Monday, December 7, 2009

Bernanke's Remarks Quite Revealing of Future Fed Policy

Federal Reserve Chairman Ben Bernanke reiterated previous comments and provided even more clues to future policy for the nation's central bank. Throughout his prepared remarks to the Economic Club of Washington, Bernanke hinted at a tightening of policy in the future, though he was resolute in never using qualifies such as "near" or "short", keeping any anticipated federal funds rate hike at arm's length, at least. He also mentioned, at various times, that the Fed had other means for reigning in inflation, not limited to rate adjustments, such as repurchasing agreements and liquidation of some assets on the Fed balance sheet.

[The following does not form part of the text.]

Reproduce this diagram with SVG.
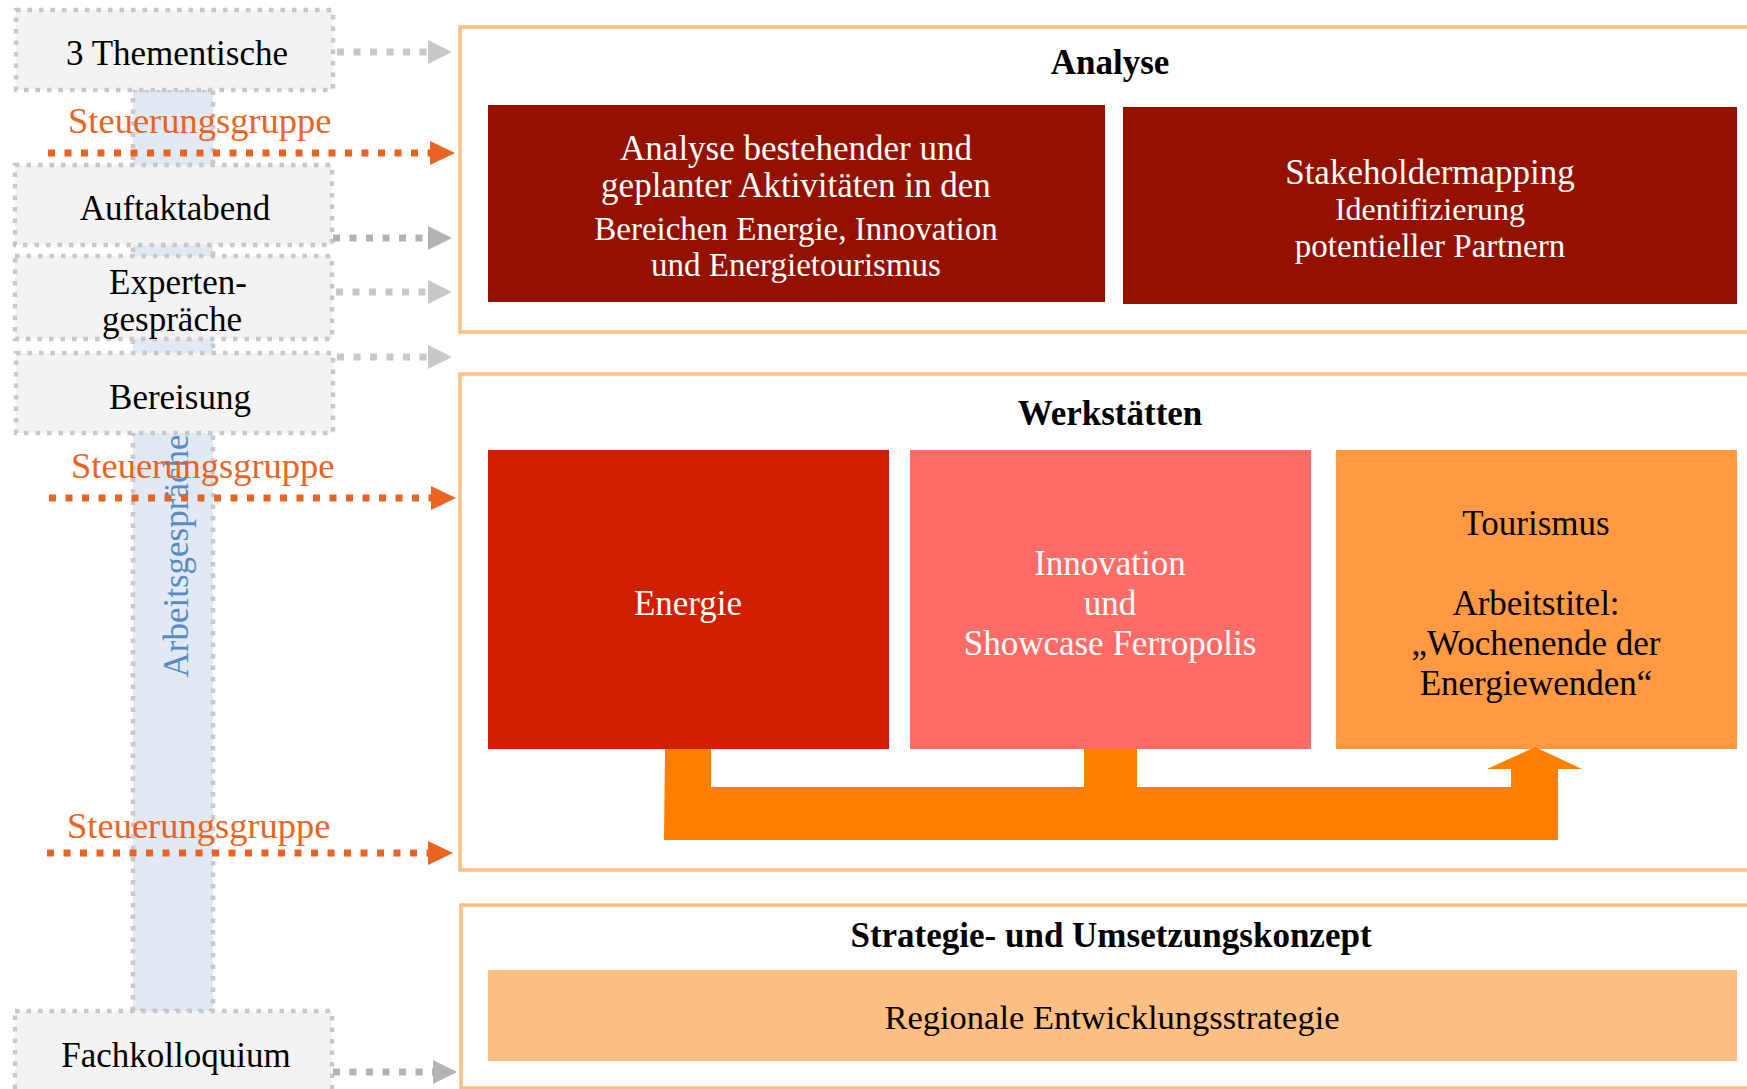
<svg xmlns="http://www.w3.org/2000/svg" width="1747" height="1089" viewBox="0 0 1747 1089">
<defs>
<style>
text{font-family:"Liberation Serif","DejaVu Serif",serif;}
.lbl{font-size:35px;fill:#000;text-anchor:middle;}
.st{font-size:36.5px;fill:#EB6320;}
.ttl{font-size:35px;font-weight:bold;fill:#000;text-anchor:middle;}
.wt{fill:#fff;text-anchor:middle;}
.bk{fill:#000;text-anchor:middle;}
.lbox{fill:#F3F3F3;stroke:#C8C8C8;stroke-width:4.5;stroke-dasharray:4.5 7;}
.cont{fill:#fff;stroke:#FDBE84;stroke-width:3.5;}
.gl{fill:none;stroke:#C8C8C8;stroke-width:7;stroke-dasharray:7 9.5;}
.gd{fill:none;stroke:#B3B3B3;stroke-width:7;stroke-dasharray:7 9.5;}
.ol{fill:none;stroke:#EB6320;stroke-width:7;stroke-dasharray:7 9.5;}
</style>
<marker id="hg" markerUnits="userSpaceOnUse" markerWidth="24" markerHeight="24" refX="0" refY="12" orient="auto"><path d="M0,0 L24,12 L0,24 z" fill="#C8C8C8"/></marker>
<marker id="hd" markerUnits="userSpaceOnUse" markerWidth="24" markerHeight="24" refX="0" refY="12" orient="auto"><path d="M0,0 L24,12 L0,24 z" fill="#B3B3B3"/></marker>
<marker id="ho" markerUnits="userSpaceOnUse" markerWidth="25" markerHeight="24" refX="0" refY="12" orient="auto"><path d="M0,0 L25,12 L0,24 z" fill="#EB6320"/></marker>
</defs>
<rect width="1747" height="1089" fill="#fff"/>

<!-- containers -->
<g id="analyse">
<rect class="cont" x="460" y="27" width="1300" height="305"/>
<text class="ttl" x="1110" y="74">Analyse</text>
</g>
<g id="werkstaetten">
<rect class="cont" x="460" y="374" width="1300" height="496"/>
<text class="ttl" x="1110" y="425">Werkstätten</text>
</g>
<g id="strategie">
<rect class="cont" x="461" y="905" width="1300" height="183"/>
<text class="ttl" x="1111" y="947">Strategie- und Umsetzungskonzept</text>
</g>

<!-- analyse boxes -->
<g id="bestand">
<rect x="488" y="105" width="617" height="197" fill="#941100"/>
<text class="wt" font-size="35" x="796"><tspan x="796" y="160">Analyse bestehender und</tspan><tspan x="796" y="197">geplanter Aktivitäten in den</tspan><tspan x="796" y="240" font-size="33">Bereichen Energie, Innovation</tspan><tspan x="796" y="276" font-size="33">und Energietourismus</tspan></text>
</g>
<g id="stakeholder">
<rect x="1123" y="107" width="614" height="197" fill="#941100"/>
<text class="wt" x="1430"><tspan x="1430" y="184" font-size="35">Stakeholdermapping</tspan><tspan x="1430" y="220" font-size="32">Identifizierung</tspan><tspan x="1430" y="257" font-size="33">potentieller Partnern</tspan></text>
</g>

<!-- werkstaetten boxes -->
<g id="energie">
<rect x="488" y="450" width="401" height="299" fill="#D11F00"/>
<text class="wt" font-size="35" x="688" y="615">Energie</text>
</g>
<g id="innovation">
<rect x="910" y="450" width="401" height="299" fill="#FF6B67"/>
<text class="wt" font-size="35"><tspan x="1110" y="575">Innovation</tspan><tspan x="1110" y="615">und</tspan><tspan x="1110" y="655">Showcase Ferropolis</tspan></text>
</g>
<g id="tourismus">
<rect x="1336" y="450" width="401" height="299" fill="#FF9A42"/>
<text class="bk" font-size="35"><tspan x="1536" y="535">Tourismus</tspan><tspan x="1536" y="615">Arbeitstitel:</tspan><tspan x="1536" y="655">„Wochenende der</tspan><tspan x="1536" y="695">Energiewenden“</tspan></text>
</g>

<!-- strategie box -->
<g id="regional">
<rect x="488" y="970" width="1249" height="91" fill="#FFBE82"/>
<text class="bk" font-size="34.5" x="1112" y="1029">Regionale Entwicklungsstrategie</text>
</g>

<!-- left column -->
<g id="arbeitsgespraeche">
<rect x="133" y="90" width="80" height="921" fill="#E1EAF4" stroke="#C8C8C8" stroke-width="4.5" stroke-dasharray="4.5 7"/>
</g>

<g id="thementische">
<rect class="lbox" x="16" y="10" width="317" height="80"/>
<text class="lbl" x="177" y="65">3 Thementische</text>
</g>
<g id="auftaktabend">
<rect class="lbox" x="15" y="165" width="317" height="80"/>
<text class="lbl" x="175" y="220">Auftaktabend</text>
</g>
<g id="experten">
<rect class="lbox" x="15" y="256" width="317" height="83"/>
<text class="lbl"><tspan x="178" y="294">Experten-</tspan><tspan x="172" y="331">gespräche</tspan></text>
</g>
<g id="bereisung">
<rect class="lbox" x="16" y="353" width="317" height="80"/>
<text class="lbl" x="180" y="409">Bereisung</text>
</g>
<g id="fachkolloquium">
<rect class="lbox" x="15" y="1011" width="317" height="90"/>
<text class="lbl" x="176" y="1067">Fachkolloquium</text>
</g>

<text fill="#5A8AC6" font-size="35" text-anchor="middle" transform="translate(188,556) rotate(-90)">Arbeitsgespräche</text>

<!-- connectors -->
<g id="connectors">
<line class="gl" x1="337" y1="52" x2="428" y2="52" marker-end="url(#hg)"/>
<line class="gd" x1="333" y1="238" x2="428" y2="238" marker-end="url(#hd)"/>
<line class="gl" x1="336" y1="292" x2="428" y2="292" marker-end="url(#hg)"/>
<line class="gl" x1="337" y1="357" x2="428" y2="357" marker-end="url(#hg)"/>
<line class="gd" x1="333" y1="1072" x2="433" y2="1072" marker-end="url(#hd)"/>
<line class="ol" x1="48" y1="153" x2="430" y2="153" marker-end="url(#ho)"/>
<line class="ol" x1="49" y1="498" x2="431" y2="498" marker-end="url(#ho)"/>
<line class="ol" x1="47" y1="853" x2="428" y2="853" marker-end="url(#ho)"/>
<path d="M665,749 H711 V787 H1084 V749 H1137 V787 H1511 V769 H1487 L1535,747 L1582,769 H1558 V840 H664 Z" fill="#FF7F00"/>
</g>

<text class="st" x="68" y="133">Steuerungsgruppe</text>
<text class="st" x="71" y="478">Steuerungsgruppe</text>
<text class="st" x="67" y="838">Steuerungsgruppe</text>
</svg>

The improvement in financial conditions this year and the resumption of growth over the summer offer the hope and expectation of continued recovery in the new year. However, significant headwinds remain, including tight credit conditions and a weak job market. The Federal Reserve has been aggressive in its efforts to stabilize our financial system and to support economic activity. At some point, however, we will need to unwind our accommodative policies in order to avoid higher inflation in the future. I am confident we have both the tools and the commitment to make that adjustment when it is needed and in a manner consistent with our mandate to foster employment and price stability.

-- Federal Reserve Chairman Ben Bernanke addressing the Economic Club of Washington

The mopping up of excess liquidity has likely already begun, sufficiently demonstrated by recent moves in currency and commodity markets. On the first day of trading for the week, gold was hard hit early in the day while stocks held onto fractional gains all morning. Following Bernanke's remarks, the markets began to unwind, falling off their highs (up more than 50 on the Dow) to register in the negative as the day ensued.

Gold and silver managed to pare losses, and while the US Dollar was lower against most currencies, it was not by very much as the Euro continued a strong run against the greenback. Stocks continued to struggle along, as they have over the past three sessions. The indices put in hard triple tops on December 2, 3 and 4, and those intra-day high levels have been, and will continue to be, difficult levels to overcome.

Contributing to the weakness is a fairly obvious short-term overbought condition of stocks and the coming end of the calendar year. Many professionals have already locked in substantial gains prior to the month (indeed, many fund managers were through at the end of October) and trading volumes have been thin. Profit taking seems more the order of the day than actual search for value or the staking out of new positions.

Dow 10,390.11, +1.21 (0.01%)
NASDAQ 2,189.61, -4.74 (0.22%)
S&P 500 1,103.25, -2.73 (0.25%)
NYSE Composite 7,155.73, -26.98 (0.38%)


Simple indicators were slightly skewed to a positive bias, with advancing issues outperforming decliners, 3380-3103. New highs finished ahead of new lows, 352-49. Volume was at the low end of the recent range, and, in fact, among the lowest trading volume of the past two months, another sign that overall market participation is on the wane. Similar conditions are being reported on options exchanges.

NYSE Volume 4,780,842,500
NASDAQ Volume 1,894,192,500


Commodities continue to slide, with oil down to 2 1/2 month lows, down $1.54, to $73.93. Gold, which was down as much as $29 during the day, fell $5.50, to $1,164.00. Silver was down 14 cents to $18.38, though, like gold, losses were far greater earlier in the session.

Most of the indications currently in play are calling for nothing greater than sideways trade, which, by itself, puts pressure on the downside. With the general consensus that the markets are tired and trading slow, the potential for some spillage is evident. If the current short-term climb in the dollar continues, spurred along either by better US economic news or a flight to currency safety, the bet for stocks is presently neutral to lower. Chasing performance at these elevated levels goes against the most fundamental tenet of investing: buy low, sell high.

It's obvious that the professional traders are, or already have been, selling.